[Records from a dataset]
○ ○ ○ ○
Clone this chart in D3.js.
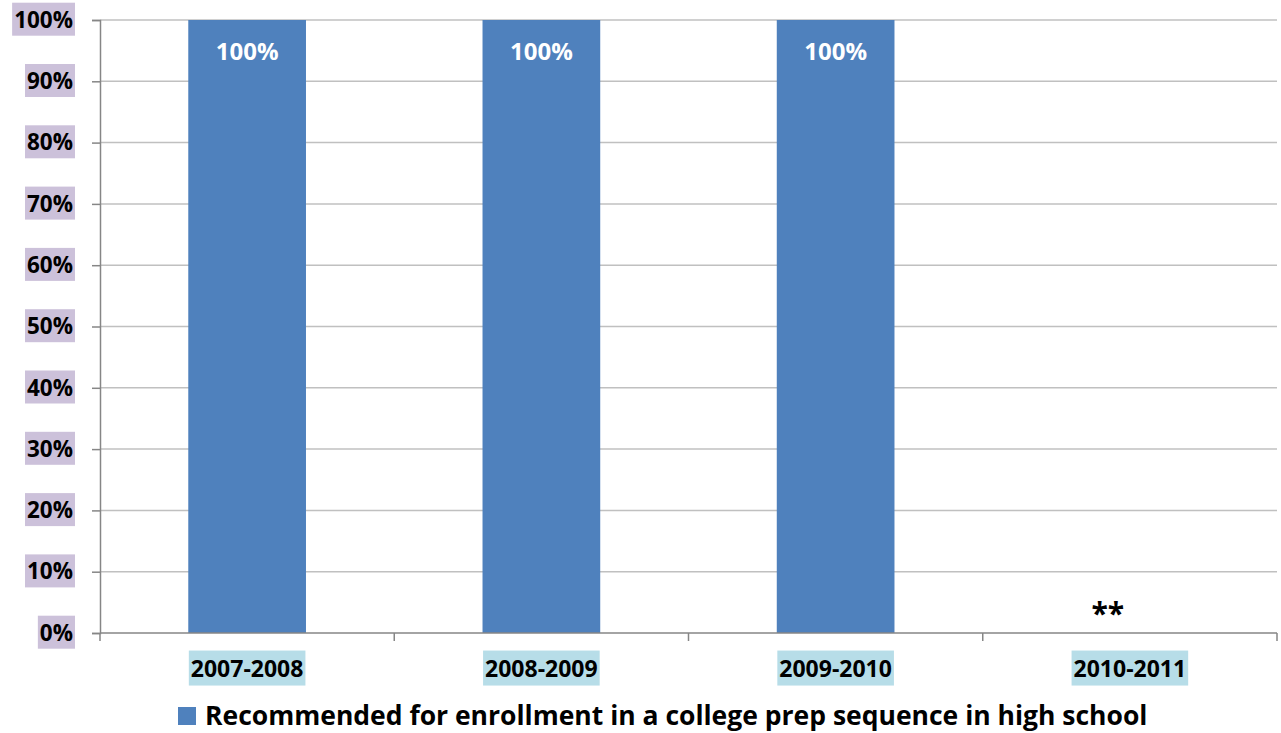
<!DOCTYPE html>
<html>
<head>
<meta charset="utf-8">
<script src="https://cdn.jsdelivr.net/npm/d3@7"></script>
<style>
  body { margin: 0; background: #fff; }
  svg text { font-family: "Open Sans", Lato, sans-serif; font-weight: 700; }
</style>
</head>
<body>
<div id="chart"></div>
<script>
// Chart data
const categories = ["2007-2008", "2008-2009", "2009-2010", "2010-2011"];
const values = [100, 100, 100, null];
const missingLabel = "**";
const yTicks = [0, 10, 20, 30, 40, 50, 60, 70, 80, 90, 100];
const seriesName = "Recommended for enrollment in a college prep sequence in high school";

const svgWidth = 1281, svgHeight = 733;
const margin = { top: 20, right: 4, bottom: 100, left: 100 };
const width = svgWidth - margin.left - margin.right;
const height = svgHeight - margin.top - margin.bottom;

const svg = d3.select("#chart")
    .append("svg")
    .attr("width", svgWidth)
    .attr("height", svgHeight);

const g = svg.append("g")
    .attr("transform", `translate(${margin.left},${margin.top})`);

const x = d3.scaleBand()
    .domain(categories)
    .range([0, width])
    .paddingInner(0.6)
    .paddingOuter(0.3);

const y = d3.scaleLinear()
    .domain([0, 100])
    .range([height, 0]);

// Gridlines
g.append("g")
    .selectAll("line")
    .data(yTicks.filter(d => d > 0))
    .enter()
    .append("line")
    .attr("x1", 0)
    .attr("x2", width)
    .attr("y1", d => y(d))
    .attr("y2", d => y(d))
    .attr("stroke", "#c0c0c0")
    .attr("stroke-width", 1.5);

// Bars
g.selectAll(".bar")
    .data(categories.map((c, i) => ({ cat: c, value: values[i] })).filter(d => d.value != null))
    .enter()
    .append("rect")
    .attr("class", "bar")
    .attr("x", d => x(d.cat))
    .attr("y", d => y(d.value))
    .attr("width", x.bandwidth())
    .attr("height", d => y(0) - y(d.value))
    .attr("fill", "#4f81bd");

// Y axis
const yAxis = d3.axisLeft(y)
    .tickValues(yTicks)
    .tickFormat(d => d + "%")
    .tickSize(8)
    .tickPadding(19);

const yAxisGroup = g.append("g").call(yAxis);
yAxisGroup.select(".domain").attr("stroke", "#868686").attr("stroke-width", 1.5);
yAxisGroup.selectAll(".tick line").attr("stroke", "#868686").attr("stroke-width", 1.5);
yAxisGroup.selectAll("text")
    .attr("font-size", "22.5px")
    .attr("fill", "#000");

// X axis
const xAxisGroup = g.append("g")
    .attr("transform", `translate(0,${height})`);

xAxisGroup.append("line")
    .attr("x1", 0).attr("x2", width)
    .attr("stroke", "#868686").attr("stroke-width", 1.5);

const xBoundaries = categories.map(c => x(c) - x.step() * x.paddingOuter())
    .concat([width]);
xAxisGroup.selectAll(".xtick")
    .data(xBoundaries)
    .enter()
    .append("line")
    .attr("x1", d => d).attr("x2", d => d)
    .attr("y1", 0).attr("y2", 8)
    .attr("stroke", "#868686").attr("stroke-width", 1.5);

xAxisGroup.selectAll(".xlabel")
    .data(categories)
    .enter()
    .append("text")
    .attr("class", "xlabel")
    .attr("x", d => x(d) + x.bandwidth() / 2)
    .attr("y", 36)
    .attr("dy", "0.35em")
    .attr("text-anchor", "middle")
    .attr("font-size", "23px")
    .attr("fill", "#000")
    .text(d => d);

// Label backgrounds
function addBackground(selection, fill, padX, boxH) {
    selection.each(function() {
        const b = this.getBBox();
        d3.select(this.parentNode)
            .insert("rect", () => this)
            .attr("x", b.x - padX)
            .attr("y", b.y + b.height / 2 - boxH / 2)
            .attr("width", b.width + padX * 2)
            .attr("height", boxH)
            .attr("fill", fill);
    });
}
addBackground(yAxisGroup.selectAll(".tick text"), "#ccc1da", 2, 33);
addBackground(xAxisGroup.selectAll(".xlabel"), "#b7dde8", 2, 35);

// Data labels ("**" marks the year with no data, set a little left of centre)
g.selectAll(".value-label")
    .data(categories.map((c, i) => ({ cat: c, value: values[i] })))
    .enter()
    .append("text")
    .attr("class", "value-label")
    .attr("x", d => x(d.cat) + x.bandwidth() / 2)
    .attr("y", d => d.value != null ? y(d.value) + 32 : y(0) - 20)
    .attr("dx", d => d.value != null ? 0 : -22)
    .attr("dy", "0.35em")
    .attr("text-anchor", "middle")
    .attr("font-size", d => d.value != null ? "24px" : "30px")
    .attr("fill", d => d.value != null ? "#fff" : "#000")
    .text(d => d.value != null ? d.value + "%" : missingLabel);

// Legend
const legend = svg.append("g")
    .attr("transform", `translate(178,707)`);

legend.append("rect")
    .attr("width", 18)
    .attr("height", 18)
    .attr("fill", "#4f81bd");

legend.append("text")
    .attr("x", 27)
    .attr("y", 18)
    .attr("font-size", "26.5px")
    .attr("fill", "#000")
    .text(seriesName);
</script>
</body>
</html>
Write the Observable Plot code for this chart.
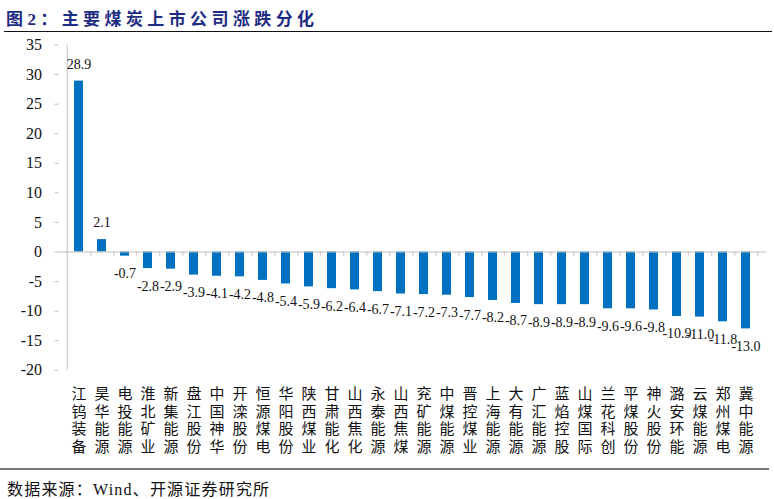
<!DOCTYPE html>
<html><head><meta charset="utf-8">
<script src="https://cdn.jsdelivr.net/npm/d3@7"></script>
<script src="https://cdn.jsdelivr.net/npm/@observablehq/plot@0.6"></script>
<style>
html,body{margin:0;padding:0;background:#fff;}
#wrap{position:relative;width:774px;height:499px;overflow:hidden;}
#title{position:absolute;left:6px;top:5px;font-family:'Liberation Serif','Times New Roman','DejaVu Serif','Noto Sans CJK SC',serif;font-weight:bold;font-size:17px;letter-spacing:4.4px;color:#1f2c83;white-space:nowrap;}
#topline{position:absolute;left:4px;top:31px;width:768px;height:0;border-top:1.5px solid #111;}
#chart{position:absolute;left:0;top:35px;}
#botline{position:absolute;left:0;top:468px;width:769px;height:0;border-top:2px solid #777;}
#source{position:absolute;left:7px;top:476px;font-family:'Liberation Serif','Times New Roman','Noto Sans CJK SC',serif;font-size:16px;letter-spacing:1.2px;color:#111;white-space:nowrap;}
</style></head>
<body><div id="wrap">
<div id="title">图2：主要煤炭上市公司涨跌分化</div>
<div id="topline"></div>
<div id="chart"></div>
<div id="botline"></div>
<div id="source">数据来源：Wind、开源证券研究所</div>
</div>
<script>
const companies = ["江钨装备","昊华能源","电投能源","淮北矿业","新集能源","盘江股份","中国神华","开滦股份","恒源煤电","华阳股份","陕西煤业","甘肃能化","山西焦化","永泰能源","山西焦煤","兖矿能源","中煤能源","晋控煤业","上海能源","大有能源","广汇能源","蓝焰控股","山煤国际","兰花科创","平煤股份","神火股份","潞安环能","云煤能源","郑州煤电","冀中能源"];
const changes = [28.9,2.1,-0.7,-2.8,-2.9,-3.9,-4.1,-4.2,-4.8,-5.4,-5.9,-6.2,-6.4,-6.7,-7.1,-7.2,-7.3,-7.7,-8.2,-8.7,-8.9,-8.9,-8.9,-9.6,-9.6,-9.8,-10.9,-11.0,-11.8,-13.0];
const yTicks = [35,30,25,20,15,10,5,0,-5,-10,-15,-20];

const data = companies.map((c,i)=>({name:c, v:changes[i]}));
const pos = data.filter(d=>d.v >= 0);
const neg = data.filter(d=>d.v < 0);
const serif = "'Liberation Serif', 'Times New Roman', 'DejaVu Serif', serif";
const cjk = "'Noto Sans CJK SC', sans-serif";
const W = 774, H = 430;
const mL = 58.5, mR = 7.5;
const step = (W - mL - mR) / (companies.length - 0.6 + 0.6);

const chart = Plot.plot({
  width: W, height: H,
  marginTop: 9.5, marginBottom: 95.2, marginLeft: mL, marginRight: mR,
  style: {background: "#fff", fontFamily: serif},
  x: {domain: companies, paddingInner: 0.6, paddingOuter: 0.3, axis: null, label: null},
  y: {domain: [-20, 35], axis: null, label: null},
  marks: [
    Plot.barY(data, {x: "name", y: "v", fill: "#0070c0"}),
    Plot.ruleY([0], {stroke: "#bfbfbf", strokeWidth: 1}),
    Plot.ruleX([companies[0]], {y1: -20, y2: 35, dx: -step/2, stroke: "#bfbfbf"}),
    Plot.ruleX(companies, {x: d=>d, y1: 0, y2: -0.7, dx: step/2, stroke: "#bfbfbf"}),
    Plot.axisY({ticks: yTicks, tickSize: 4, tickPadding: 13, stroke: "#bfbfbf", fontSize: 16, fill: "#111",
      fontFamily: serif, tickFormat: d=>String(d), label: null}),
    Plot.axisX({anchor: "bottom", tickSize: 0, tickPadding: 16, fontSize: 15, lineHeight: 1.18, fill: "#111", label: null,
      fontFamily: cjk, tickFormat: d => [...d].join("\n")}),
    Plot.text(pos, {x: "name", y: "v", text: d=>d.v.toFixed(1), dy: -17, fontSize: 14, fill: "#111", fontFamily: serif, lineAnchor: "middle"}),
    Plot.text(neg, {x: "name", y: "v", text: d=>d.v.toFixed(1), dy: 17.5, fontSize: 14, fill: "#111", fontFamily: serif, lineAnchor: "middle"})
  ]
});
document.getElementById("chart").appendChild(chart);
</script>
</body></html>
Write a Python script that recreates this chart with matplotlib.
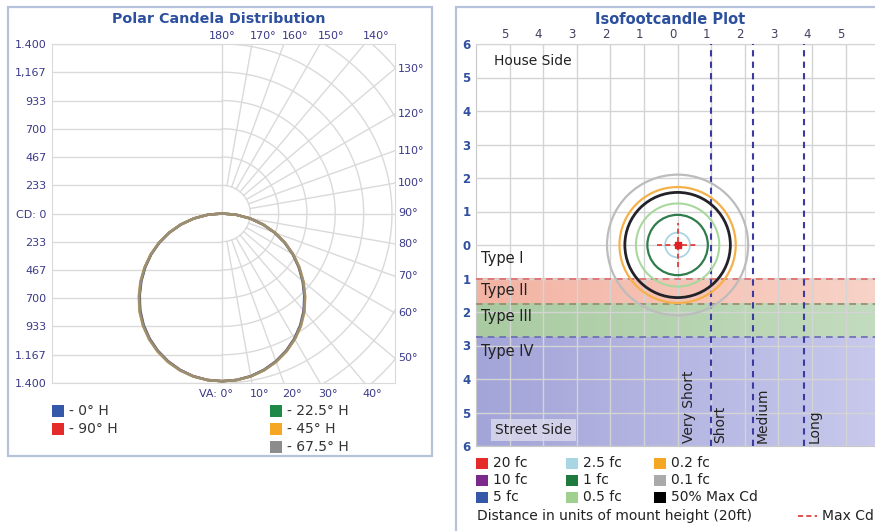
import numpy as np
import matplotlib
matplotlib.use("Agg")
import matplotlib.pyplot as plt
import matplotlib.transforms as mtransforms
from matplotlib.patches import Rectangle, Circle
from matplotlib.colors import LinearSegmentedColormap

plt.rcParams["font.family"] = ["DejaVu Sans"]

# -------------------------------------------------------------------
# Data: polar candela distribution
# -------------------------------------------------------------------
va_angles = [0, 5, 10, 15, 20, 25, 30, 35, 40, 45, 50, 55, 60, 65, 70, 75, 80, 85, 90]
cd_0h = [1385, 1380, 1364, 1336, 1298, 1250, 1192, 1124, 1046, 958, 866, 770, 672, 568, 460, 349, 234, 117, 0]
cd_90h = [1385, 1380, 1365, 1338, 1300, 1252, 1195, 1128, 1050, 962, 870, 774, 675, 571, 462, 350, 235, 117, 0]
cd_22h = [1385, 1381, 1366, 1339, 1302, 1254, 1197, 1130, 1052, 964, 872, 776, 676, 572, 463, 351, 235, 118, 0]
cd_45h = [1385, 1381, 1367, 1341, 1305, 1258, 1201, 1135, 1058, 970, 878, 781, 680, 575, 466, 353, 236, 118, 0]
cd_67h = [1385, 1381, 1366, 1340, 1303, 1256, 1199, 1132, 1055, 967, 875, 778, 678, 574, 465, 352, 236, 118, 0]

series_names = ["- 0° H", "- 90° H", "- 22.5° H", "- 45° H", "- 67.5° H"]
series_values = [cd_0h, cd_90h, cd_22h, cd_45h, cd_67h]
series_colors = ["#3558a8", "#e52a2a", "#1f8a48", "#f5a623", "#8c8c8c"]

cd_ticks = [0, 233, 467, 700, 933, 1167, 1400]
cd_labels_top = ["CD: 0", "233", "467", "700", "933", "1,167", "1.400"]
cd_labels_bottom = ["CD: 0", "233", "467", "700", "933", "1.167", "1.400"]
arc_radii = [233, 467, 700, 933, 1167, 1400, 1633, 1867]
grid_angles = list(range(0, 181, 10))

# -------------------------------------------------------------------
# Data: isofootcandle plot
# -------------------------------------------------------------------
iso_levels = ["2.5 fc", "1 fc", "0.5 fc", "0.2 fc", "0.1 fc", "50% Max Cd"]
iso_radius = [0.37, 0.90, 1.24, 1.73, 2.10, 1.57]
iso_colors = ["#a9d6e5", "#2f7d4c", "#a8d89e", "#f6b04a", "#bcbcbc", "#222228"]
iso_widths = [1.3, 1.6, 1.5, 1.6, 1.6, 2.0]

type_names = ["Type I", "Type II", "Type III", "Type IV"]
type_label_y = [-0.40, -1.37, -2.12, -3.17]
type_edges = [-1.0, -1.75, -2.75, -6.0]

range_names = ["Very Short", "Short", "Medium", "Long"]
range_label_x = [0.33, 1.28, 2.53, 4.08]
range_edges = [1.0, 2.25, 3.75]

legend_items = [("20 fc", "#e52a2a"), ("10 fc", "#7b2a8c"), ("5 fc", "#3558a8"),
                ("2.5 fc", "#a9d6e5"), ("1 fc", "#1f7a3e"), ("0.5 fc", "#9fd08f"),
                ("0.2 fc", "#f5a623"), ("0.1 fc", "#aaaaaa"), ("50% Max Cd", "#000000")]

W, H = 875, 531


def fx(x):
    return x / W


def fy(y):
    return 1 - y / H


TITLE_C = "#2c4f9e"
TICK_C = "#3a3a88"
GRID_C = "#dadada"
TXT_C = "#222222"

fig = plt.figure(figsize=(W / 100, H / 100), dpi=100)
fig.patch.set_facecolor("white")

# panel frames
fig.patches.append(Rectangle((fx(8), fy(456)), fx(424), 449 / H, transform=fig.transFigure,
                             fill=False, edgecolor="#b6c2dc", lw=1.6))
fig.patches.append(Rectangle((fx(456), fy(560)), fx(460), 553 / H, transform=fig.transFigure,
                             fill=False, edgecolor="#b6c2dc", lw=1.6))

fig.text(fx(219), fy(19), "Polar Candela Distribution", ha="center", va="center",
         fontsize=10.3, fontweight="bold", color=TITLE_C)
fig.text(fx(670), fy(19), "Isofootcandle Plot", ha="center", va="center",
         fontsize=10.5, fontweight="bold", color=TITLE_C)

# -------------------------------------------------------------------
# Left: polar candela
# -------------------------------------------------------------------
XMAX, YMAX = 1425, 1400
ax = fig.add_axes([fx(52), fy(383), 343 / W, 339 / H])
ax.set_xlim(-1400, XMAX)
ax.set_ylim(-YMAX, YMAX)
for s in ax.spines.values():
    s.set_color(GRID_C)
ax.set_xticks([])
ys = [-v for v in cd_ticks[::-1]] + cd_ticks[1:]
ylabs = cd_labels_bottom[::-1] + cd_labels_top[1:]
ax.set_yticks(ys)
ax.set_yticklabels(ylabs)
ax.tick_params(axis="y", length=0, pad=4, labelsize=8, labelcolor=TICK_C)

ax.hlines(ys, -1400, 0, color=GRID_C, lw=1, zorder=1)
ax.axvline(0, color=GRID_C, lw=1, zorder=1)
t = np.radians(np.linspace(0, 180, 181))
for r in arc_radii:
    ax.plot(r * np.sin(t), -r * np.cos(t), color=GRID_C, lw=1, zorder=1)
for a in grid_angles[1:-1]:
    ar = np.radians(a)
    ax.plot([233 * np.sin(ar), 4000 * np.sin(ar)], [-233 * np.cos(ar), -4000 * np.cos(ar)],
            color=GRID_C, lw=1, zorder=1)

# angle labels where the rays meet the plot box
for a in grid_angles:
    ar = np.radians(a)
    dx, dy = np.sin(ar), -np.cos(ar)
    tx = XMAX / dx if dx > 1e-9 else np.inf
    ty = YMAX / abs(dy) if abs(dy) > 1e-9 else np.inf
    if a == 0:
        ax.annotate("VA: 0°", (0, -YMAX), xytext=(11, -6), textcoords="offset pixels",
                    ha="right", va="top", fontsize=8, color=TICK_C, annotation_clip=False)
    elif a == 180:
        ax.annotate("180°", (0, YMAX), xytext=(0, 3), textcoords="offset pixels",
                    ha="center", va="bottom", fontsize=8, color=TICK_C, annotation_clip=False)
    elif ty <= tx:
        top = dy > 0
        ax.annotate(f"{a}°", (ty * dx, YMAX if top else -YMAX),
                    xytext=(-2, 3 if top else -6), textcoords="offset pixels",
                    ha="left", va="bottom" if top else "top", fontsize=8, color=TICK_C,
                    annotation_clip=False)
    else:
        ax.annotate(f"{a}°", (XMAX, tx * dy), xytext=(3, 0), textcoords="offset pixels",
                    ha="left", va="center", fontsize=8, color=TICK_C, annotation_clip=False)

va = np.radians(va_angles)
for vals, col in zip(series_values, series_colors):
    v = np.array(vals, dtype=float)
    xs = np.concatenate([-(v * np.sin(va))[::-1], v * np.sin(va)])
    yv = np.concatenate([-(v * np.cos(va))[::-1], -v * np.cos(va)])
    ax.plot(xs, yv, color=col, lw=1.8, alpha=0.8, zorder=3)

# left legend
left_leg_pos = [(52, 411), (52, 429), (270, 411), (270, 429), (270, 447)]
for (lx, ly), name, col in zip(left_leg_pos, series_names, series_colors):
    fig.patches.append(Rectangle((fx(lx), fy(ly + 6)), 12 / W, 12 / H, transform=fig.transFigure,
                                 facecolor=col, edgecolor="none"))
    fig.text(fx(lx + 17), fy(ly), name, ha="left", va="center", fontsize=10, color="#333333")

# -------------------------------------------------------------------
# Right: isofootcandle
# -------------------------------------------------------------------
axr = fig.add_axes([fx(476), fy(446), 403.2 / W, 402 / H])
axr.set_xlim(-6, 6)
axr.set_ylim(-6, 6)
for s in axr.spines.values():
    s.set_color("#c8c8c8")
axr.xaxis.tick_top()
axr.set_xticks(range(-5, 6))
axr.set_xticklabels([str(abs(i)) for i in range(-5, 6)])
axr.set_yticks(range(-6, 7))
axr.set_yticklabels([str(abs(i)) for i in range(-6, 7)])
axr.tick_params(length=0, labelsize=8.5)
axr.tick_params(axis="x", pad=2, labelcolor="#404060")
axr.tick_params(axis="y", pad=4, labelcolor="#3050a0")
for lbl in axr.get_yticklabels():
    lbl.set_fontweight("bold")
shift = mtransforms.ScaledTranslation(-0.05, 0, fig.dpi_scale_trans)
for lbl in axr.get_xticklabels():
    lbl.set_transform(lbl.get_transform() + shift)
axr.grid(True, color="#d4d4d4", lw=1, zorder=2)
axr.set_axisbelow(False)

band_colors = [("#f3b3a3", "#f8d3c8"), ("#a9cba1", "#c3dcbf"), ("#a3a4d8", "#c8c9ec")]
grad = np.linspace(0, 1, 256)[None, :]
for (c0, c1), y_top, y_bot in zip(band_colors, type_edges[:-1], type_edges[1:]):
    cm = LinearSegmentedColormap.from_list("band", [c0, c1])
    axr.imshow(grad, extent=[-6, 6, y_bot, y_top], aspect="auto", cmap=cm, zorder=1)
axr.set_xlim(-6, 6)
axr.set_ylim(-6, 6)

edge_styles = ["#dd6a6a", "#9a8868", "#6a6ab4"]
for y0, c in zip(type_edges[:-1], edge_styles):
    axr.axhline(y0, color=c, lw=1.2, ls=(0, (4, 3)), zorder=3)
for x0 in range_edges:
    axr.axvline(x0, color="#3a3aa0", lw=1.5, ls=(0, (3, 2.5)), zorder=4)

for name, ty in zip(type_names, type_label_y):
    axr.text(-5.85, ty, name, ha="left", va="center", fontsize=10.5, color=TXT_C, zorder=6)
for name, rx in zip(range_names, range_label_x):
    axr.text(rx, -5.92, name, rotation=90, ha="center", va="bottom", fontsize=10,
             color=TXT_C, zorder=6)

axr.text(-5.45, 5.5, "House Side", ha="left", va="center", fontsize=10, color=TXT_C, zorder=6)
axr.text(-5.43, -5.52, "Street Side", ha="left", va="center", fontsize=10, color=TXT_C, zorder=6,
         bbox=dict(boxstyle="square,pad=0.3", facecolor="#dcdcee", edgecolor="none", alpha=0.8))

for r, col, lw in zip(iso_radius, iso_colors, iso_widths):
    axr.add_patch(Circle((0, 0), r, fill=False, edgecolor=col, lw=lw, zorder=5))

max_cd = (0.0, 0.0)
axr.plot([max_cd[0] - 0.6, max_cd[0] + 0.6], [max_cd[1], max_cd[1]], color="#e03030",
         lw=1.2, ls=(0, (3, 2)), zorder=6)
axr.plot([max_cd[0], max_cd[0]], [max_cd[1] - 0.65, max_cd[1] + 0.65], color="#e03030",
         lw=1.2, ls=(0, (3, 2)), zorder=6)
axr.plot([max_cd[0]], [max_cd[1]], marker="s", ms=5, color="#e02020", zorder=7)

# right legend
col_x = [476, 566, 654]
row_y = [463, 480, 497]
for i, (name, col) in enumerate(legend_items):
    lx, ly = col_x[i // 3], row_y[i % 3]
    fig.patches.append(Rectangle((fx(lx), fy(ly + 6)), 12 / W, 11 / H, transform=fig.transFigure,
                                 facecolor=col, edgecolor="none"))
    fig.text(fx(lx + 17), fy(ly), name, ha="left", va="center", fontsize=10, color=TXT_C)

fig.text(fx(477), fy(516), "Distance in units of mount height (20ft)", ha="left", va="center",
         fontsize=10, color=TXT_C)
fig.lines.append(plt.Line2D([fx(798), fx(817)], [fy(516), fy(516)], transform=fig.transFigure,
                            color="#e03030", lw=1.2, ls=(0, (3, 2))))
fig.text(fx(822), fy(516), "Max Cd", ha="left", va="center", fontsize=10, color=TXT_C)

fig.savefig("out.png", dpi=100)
○ ○ ○ ○
Exercise: Reproduce the material above from its first line through the line containing "for enrollment in", both ends included, and skip every picture.

Answer to the exercise:
Clone this chart in D3.js.
<!DOCTYPE html>
<html>
<head>
<meta charset="utf-8">
<script src="https://cdn.jsdelivr.net/npm/d3@7"></script>
<style>
  body { margin: 0; background: #fff; }
  svg text { font-family: "Open Sans", Lato, sans-serif; font-weight: 700; }
</style>
</head>
<body>
<div id="chart"></div>
<script>
// Chart data
const categories = ["2007-2008", "2008-2009", "2009-2010", "2010-2011"];
const values = [100, 100, 100, null];
const missingLabel = "**";
const yTicks = [0, 10, 20, 30, 40, 50, 60, 70, 80, 90, 100];
const seriesName = "Recommended for enrollment in a college prep sequence in high school";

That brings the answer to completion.